**Directions**
Retype exactly what runs from the first line of the data to the line with "0.0137, 0.00150, 0.00051]", keeping both of those lines and skipping pictures.

**Source data**
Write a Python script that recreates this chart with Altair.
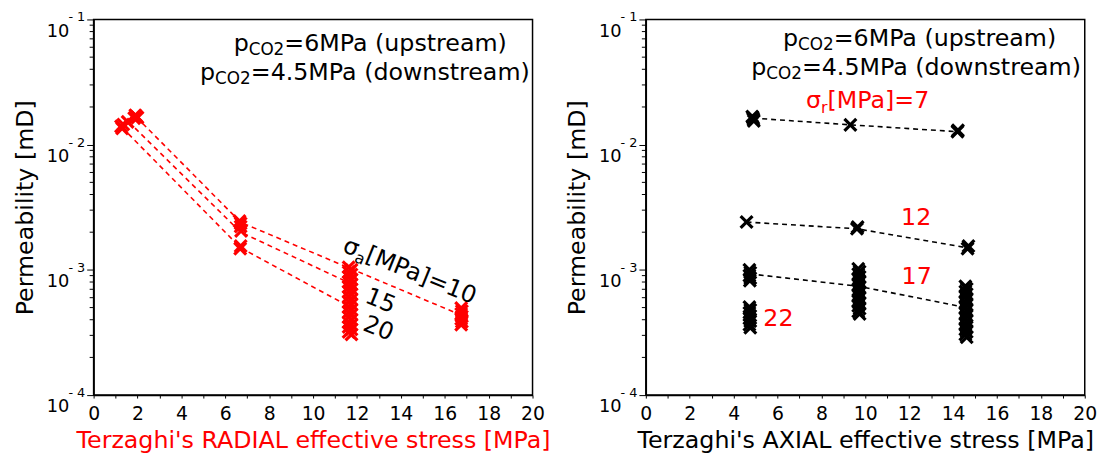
import altair as alt
import pandas as pd

FONT = "DejaVu Sans"
RED = "#ff0000"
BLACK = "#000000"
X_SHAPE = "M-1,-1L1,1M-1,1L1,-1"
W, H = 444, 380

# ---------------- left panel: radial effective stress (red) ----------------
rad_line_series = ["10", "10", "10", "15", "15", "15", "20", "20", "20"]
rad_line_x = [1.95, 6.70, 16.75, 1.60, 6.70, 11.70, 1.30, 6.70, 11.65]
rad_line_k = [0.0166, 0.00240, 0.000435, 0.0152, 0.00200, 0.00078, 0.0137, 0.00150, 0.00051]

rad_pt_x = [1.25, 1.30, 1.35, 1.55, 1.85, 1.90, 1.95, 2.00,
            6.65, 6.70, 6.70, 6.72, 6.70, 6.68,
            11.62, 11.75, 11.62, 11.75, 11.62, 11.75, 11.62, 11.75, 11.62, 11.75,
            11.62, 11.75, 11.62, 11.75, 11.62, 11.75, 11.62, 11.75, 11.62, 11.75,
            11.62, 11.75, 11.62, 11.75, 11.62, 11.75, 11.62, 11.75,
            16.75, 16.78, 16.75, 16.78, 16.75, 16.78, 16.75]
rad_pt_k = [0.0140, 0.0135, 0.0145, 0.0152, 0.0163, 0.0172, 0.0168, 0.0165,
            0.00245, 0.00235, 0.00222, 0.00205, 0.00155, 0.00148,
            0.00105, 0.00100, 0.00096, 0.00092, 0.00088, 0.00084, 0.00080, 0.000765, 0.00073, 0.00070,
            0.00067, 0.00064, 0.00061, 0.00058, 0.000555, 0.00053, 0.000505, 0.00048, 0.00046, 0.00044,
            0.00042, 0.00040, 0.00038, 0.000365, 0.00035, 0.000335, 0.00032, 0.000305,
            0.000495, 0.00047, 0.000445, 0.000425, 0.000405, 0.000385, 0.000365]

# ---------------- right panel: axial effective stress (black) ----------------
ax_line_series = ["7", "7", "7", "12", "12", "12", "17", "17", "17"]
ax_line_x = [4.90, 9.32, 14.20, 4.59, 9.62, 14.66, 4.74, 9.70, 14.60]
ax_line_k = [0.0163, 0.0144, 0.0127, 0.00241, 0.00213, 0.00150, 0.00093, 0.00074, 0.00050]

ax_pt_x = [4.85, 4.90, 4.92, 4.88, 9.32, 14.20, 14.22,
           4.59, 9.62, 9.65, 14.66, 14.70,
           4.72, 4.76, 4.72, 4.76, 4.74,
           9.68, 9.74, 9.68, 9.74, 9.68, 9.74, 9.68, 9.74, 9.68,
           9.74, 9.68, 9.74, 9.68, 9.74, 9.68, 9.74, 9.68, 9.74,
           14.56, 14.62, 14.56, 14.62, 14.56, 14.62, 14.56, 14.62, 14.56, 14.62,
           14.56, 14.62, 14.56, 14.62, 14.56, 14.62, 14.56, 14.62, 14.56, 14.62,
           4.72, 4.76, 4.72, 4.76, 4.72, 4.76, 4.72, 4.76]
ax_pt_k = [0.0168, 0.0160, 0.0155, 0.0164, 0.0144, 0.0127, 0.0130,
           0.00241, 0.00213, 0.00220, 0.00148, 0.00155,
           0.00100, 0.00095, 0.00090, 0.00086, 0.00082,
           0.00102, 0.00097, 0.000925, 0.00088, 0.00084, 0.00080, 0.00076, 0.000725, 0.00069,
           0.000655, 0.000625, 0.000595, 0.000565, 0.00054, 0.000515, 0.00049, 0.000465, 0.000445,
           0.00074, 0.000705, 0.00067, 0.00064, 0.00061, 0.00058, 0.00055, 0.000525, 0.00050, 0.000475,
           0.00045, 0.00043, 0.00041, 0.00039, 0.00037, 0.00035, 0.000335, 0.00032, 0.000305, 0.00029,
           0.000505, 0.00048, 0.000455, 0.00043, 0.00041, 0.00039, 0.000365, 0.000345]

# ---------------- annotations ----------------
pco2_main = ["=6MPa (upstream)", "=4.5MPa (downstream)"]
pco2_left_x = [6.38, 4.85]
pco2_left_k = [0.0559, 0.0330]
pco2_right_x = [6.25, 4.80]
pco2_right_k = [0.0612, 0.0361]

sa_label_x, sa_label_k = [11.29], [0.00141]
sa_num_text = ["15", "20"]
sa_num_x = [13.06, 12.97]
sa_num_k = [0.000562, 0.000338]

sr_label_x, sr_label_k = [7.30], [0.01948]
sr_num_text = ["12", "17", "22"]
sr_num_x = [12.32, 12.34, 6.04]
sr_num_k = [0.00259, 0.000871, 0.000405]

# ---------------- axis ticks ----------------
x_ticks = list(range(0, 21))
y_decades = [1e-4, 1e-3, 1e-2, 1e-1]
y_exponents = ["- 4", "- 3", "- 2", "- 1"]
y_minor = [2e-4, 3e-4, 4e-4, 5e-4, 6e-4, 7e-4, 8e-4, 9e-4,
           2e-3, 3e-3, 4e-3, 5e-3, 6e-3, 7e-3, 8e-3, 9e-3,
           2e-2, 3e-2, 4e-2, 5e-2, 6e-2, 7e-2, 8e-2, 9e-2]


def panel(line_df, pt_df, color, xtitle, xtitle_color, extra):
    xs = alt.Scale(domain=[0, 20], nice=False, zero=False)
    ys = alt.Scale(type="log", domain=[1e-4, 1e-1], nice=False)
    xaxis = alt.Axis(values=x_ticks, labelExpr="datum.value % 2 == 0 ? datum.label : ''",
                     tickSize=3, tickColor=BLACK, domainColor=BLACK, domainWidth=1.5,
                     labelFont=FONT, labelFontSize=19, labelColor=BLACK, labelPadding=7,
                     labelFlush=False, labelOverlap=False, grid=False,
                     title=xtitle, titleFont=FONT, titleFontSize=24, titleFontWeight="normal",
                     titleColor=xtitle_color, titlePadding=5)
    yaxis = alt.Axis(values=y_decades, labelExpr="'10'", tickSize=7, tickColor=BLACK,
                     domainColor=BLACK, domainWidth=1.5, labelFont=FONT, labelFontSize=18,
                     labelColor=BLACK, labelAlign="right", labelBaseline="alphabetic",
                     labelOffset=17, labelPadding=18, labelFlush=False, labelOverlap=False,
                     grid=False, title="Permeability [mD]", titleFont=FONT, titleFontSize=24,
                     titleFontWeight="normal", titleColor=BLACK, titlePadding=9)
    X = alt.X("x:Q", scale=xs, axis=xaxis)
    Y = alt.Y("k:Q", scale=ys, axis=yaxis)

    lines = alt.Chart(line_df).mark_line(strokeDash=[5, 4], strokeWidth=1.6, color=color).encode(
        x=X, y=Y, detail="s:N")
    pts = alt.Chart(pt_df).mark_point(shape=X_SHAPE, filled=False, strokeWidth=3.2, size=144,
                                      color=color, opacity=1).encode(x=X, y=Y)
    minor = alt.Chart(pd.DataFrame({"k": y_minor})).mark_rule(color=BLACK, strokeWidth=1).encode(
        y=Y, x=alt.value(0), x2=alt.value(-4))
    expo = alt.Chart(pd.DataFrame({"k": y_decades, "t": y_exponents})).mark_text(
        align="left", baseline="alphabetic", fontSize=13, font=FONT, color=BLACK, dy=2).encode(
        x=alt.value(-25.5), y=Y, text="t:N")
    layers = [lines, pts, minor, expo]
    for df, kw in extra:
        layers.append(alt.Chart(df).mark_text(font=FONT, **kw).encode(x=X, y=Y, text="t:N"))
    return alt.layer(*layers).properties(width=W, height=H)


def pco2_layers(xv, kv):
    return [
        (pd.DataFrame({"x": xv, "k": kv, "t": ["p", "p"]}),
         dict(align="left", baseline="alphabetic", fontSize=24, color=BLACK)),
        (pd.DataFrame({"x": xv, "k": kv, "t": ["CO2", "CO2"]}),
         dict(align="left", baseline="alphabetic", fontSize=17, color=BLACK, dx=15.2, dy=4)),
        (pd.DataFrame({"x": xv, "k": kv, "t": pco2_main}),
         dict(align="left", baseline="alphabetic", fontSize=24, color=BLACK, dx=51.3)),
    ]


left_extra = pco2_layers(pco2_left_x, pco2_left_k) + [
    (pd.DataFrame({"x": sa_label_x, "k": sa_label_k, "t": ["σ"]}),
     dict(align="left", baseline="alphabetic", fontSize=24, color=BLACK, angle=22)),
    (pd.DataFrame({"x": sa_label_x, "k": sa_label_k, "t": ["a"]}),
     dict(align="left", baseline="alphabetic", fontSize=16, color=BLACK, angle=22, dx=15.2, dy=5)),
    (pd.DataFrame({"x": sa_label_x, "k": sa_label_k, "t": ["[MPa]=10"]}),
     dict(align="left", baseline="alphabetic", fontSize=24, color=BLACK, angle=22, dx=25.0)),
    (pd.DataFrame({"x": sa_num_x, "k": sa_num_k, "t": sa_num_text}),
     dict(align="center", baseline="middle", fontSize=24, color=BLACK, angle=22)),
]

right_extra = pco2_layers(pco2_right_x, pco2_right_k) + [
    (pd.DataFrame({"x": sr_label_x, "k": sr_label_k, "t": ["σ"]}),
     dict(align="left", baseline="alphabetic", fontSize=24, color=RED)),
    (pd.DataFrame({"x": sr_label_x, "k": sr_label_k, "t": ["r"]}),
     dict(align="left", baseline="alphabetic", fontSize=16, color=RED, dx=15.2, dy=5)),
    (pd.DataFrame({"x": sr_label_x, "k": sr_label_k, "t": ["[MPa]=7"]}),
     dict(align="left", baseline="alphabetic", fontSize=24, color=RED, dx=21.8)),
    (pd.DataFrame({"x": sr_num_x, "k": sr_num_k, "t": sr_num_text}),
     dict(align="center", baseline="middle", fontSize=24, color=RED)),
]

left = panel(pd.DataFrame({"x": rad_line_x, "k": rad_line_k, "s": rad_line_series}),
             pd.DataFrame({"x": rad_pt_x, "k": rad_pt_k}),
             RED, "Terzaghi's RADIAL effective stress [MPa]", RED, left_extra)
right = panel(pd.DataFrame({"x": ax_line_x, "k": ax_line_k, "s": ax_line_series}),
              pd.DataFrame({"x": ax_pt_x, "k": ax_pt_k}),
              BLACK, "Terzaghi's AXIAL effective stress [MPa]", BLACK, right_extra)

chart = alt.hconcat(left, right, spacing=13.6).configure_view(
    stroke=BLACK, strokeWidth=1.5).properties(
    background="white", padding={"left": 4.6, "top": 0, "right": 0, "bottom": 0})

chart.save("out.html", embed_options={"renderer": "svg", "actions": False})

**Response to this exercise**
Write a Python script that recreates this chart with Altair.
import altair as alt
import pandas as pd

FONT = "DejaVu Sans"
RED = "#ff0000"
BLACK = "#000000"
X_SHAPE = "M-1,-1L1,1M-1,1L1,-1"
W, H = 444, 380

# ---------------- left panel: radial effective stress (red) ----------------
rad_line_series = ["10", "10", "10", "15", "15", "15", "20", "20", "20"]
rad_line_x = [1.95, 6.70, 16.75, 1.60, 6.70, 11.70, 1.30, 6.70, 11.65]
rad_line_k = [0.0166, 0.00240, 0.000435, 0.0152, 0.00200, 0.00078, 0.0137, 0.00150, 0.00051]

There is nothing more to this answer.